━━━━━ RECORDED DATA ━━━━━
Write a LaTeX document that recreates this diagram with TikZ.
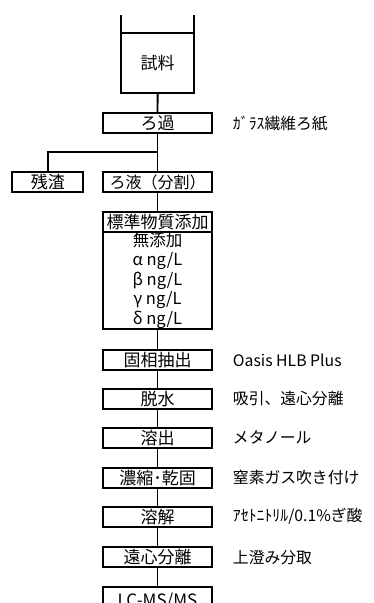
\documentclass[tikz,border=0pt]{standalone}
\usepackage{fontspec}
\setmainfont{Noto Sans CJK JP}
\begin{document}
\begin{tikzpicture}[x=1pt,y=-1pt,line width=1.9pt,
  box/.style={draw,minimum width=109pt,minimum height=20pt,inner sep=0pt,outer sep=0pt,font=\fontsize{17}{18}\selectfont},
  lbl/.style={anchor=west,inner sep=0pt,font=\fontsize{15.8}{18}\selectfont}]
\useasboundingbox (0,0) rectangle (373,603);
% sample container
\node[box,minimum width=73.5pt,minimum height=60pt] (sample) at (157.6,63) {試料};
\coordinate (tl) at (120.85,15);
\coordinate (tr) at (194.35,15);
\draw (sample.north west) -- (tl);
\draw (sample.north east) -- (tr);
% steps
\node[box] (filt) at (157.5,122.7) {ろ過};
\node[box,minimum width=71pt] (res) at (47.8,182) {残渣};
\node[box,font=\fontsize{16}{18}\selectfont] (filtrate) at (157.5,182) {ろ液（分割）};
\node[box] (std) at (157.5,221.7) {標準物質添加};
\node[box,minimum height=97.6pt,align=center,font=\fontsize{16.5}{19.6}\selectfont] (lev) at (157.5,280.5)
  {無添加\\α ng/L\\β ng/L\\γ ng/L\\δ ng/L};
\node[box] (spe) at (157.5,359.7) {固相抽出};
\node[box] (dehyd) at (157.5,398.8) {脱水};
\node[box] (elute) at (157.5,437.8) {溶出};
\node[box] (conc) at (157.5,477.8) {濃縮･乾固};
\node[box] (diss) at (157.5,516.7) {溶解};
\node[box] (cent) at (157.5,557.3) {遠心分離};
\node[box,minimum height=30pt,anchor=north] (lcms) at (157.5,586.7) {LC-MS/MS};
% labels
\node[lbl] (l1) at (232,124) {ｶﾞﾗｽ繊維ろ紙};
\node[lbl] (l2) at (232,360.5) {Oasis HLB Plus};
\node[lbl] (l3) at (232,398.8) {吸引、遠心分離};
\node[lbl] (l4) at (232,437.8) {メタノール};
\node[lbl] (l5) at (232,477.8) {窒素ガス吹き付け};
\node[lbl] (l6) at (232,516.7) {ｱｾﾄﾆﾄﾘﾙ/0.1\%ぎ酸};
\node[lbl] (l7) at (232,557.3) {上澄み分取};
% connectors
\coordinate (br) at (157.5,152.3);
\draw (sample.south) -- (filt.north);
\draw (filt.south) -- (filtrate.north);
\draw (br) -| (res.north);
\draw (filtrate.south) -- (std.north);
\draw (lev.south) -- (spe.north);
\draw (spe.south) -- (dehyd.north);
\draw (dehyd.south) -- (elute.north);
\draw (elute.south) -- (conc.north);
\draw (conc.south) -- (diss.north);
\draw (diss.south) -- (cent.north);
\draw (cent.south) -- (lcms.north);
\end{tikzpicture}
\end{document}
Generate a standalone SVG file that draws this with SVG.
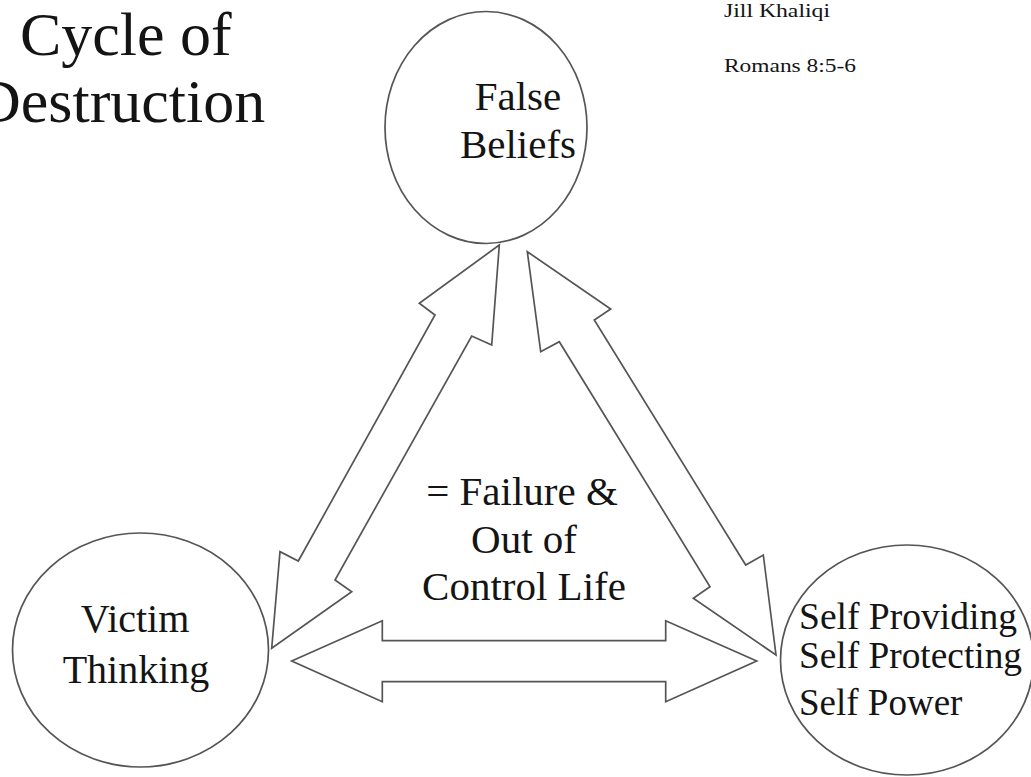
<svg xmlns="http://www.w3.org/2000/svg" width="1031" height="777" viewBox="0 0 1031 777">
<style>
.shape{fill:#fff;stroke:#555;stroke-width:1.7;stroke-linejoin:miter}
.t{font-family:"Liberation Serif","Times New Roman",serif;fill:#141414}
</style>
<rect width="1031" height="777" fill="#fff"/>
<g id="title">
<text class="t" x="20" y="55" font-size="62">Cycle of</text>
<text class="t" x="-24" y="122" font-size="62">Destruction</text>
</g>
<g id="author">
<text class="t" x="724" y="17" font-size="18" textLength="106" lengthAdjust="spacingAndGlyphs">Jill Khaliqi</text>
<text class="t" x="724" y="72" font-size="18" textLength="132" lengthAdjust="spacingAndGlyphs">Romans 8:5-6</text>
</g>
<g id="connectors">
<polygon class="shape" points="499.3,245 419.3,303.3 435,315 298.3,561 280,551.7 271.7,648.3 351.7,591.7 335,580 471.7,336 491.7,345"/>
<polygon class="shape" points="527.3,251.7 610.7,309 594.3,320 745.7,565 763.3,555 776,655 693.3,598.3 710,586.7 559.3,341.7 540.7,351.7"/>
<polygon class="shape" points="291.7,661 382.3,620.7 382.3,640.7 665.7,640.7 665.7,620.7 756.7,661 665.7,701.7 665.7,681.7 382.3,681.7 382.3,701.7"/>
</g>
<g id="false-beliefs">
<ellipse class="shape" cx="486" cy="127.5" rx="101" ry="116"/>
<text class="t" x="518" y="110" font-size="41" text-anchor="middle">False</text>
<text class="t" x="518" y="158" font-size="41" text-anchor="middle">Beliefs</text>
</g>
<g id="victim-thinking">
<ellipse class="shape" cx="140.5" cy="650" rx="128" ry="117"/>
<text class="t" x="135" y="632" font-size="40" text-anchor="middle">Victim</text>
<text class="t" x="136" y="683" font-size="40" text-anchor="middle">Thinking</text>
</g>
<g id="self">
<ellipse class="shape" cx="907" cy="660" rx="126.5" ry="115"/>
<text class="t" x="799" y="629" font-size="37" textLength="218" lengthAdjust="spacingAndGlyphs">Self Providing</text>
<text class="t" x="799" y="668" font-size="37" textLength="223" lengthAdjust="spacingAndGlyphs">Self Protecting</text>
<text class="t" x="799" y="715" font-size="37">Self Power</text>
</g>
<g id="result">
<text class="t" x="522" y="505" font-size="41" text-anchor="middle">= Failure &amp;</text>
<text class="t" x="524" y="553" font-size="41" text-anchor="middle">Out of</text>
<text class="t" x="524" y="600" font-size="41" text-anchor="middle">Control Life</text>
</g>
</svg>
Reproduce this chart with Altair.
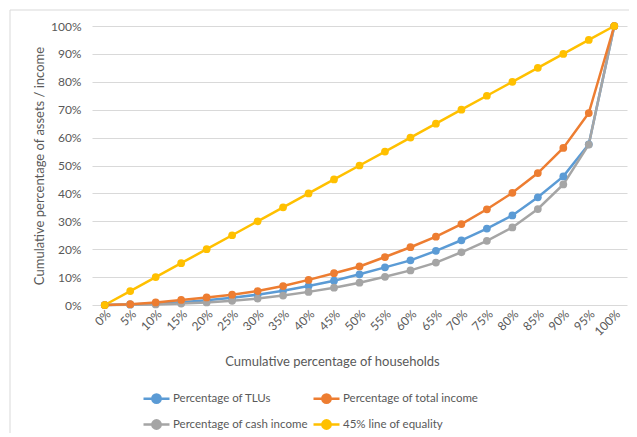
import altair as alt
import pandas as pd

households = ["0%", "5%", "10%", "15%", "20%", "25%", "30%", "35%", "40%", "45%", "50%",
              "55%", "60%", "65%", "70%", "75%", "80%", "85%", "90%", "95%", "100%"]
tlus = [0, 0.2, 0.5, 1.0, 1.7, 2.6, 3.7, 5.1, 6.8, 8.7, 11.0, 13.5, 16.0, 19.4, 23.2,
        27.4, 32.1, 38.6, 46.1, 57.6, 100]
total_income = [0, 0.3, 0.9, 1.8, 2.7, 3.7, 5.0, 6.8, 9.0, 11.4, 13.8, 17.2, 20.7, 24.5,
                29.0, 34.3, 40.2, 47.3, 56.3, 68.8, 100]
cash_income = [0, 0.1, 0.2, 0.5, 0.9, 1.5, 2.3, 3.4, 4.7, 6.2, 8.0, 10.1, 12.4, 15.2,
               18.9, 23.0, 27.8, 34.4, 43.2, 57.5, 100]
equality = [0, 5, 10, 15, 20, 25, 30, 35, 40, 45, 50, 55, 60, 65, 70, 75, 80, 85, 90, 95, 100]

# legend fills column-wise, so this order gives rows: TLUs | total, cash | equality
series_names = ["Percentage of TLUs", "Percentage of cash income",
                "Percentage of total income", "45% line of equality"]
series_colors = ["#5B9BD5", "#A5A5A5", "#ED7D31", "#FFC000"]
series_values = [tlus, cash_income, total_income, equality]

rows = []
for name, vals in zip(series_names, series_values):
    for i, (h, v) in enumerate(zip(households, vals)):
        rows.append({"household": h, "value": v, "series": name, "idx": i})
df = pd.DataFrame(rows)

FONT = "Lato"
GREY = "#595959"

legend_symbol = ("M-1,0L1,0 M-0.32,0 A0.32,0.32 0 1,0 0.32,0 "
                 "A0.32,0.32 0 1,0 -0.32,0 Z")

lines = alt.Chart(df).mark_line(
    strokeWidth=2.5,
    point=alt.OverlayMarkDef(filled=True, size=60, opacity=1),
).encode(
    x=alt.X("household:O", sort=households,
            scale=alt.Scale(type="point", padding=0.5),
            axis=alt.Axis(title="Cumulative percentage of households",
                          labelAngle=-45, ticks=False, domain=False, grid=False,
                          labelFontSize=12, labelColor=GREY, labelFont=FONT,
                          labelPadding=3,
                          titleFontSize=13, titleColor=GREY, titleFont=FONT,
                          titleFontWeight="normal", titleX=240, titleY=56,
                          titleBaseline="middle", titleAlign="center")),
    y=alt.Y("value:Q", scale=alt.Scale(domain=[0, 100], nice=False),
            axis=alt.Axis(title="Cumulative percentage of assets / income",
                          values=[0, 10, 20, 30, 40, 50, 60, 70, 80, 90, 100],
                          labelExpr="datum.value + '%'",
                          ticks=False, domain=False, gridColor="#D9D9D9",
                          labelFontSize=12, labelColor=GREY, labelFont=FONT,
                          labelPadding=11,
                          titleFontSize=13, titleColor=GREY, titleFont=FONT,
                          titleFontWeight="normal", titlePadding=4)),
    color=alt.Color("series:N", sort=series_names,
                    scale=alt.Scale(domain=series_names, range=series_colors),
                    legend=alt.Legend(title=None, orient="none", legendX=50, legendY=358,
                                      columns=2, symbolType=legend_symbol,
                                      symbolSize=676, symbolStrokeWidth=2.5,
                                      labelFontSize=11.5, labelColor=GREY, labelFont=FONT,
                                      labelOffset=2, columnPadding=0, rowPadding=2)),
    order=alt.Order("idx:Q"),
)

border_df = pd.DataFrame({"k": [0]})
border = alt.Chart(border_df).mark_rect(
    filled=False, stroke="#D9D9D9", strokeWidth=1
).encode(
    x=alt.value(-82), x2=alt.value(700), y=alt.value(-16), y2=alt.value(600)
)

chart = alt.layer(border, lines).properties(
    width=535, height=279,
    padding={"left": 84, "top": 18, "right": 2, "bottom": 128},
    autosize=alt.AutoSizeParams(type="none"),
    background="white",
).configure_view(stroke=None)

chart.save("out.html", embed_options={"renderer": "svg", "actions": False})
━━━━━
REQUIRED WORK ▸ Using the records above, pull out each line where the word "with" occurs.

RESPONSE ▸
Write a LaTeX document that recreates this diagram with TikZ.
Generate a standalone SVG file that draws this with SVG.
Reproduce this chart with Altair.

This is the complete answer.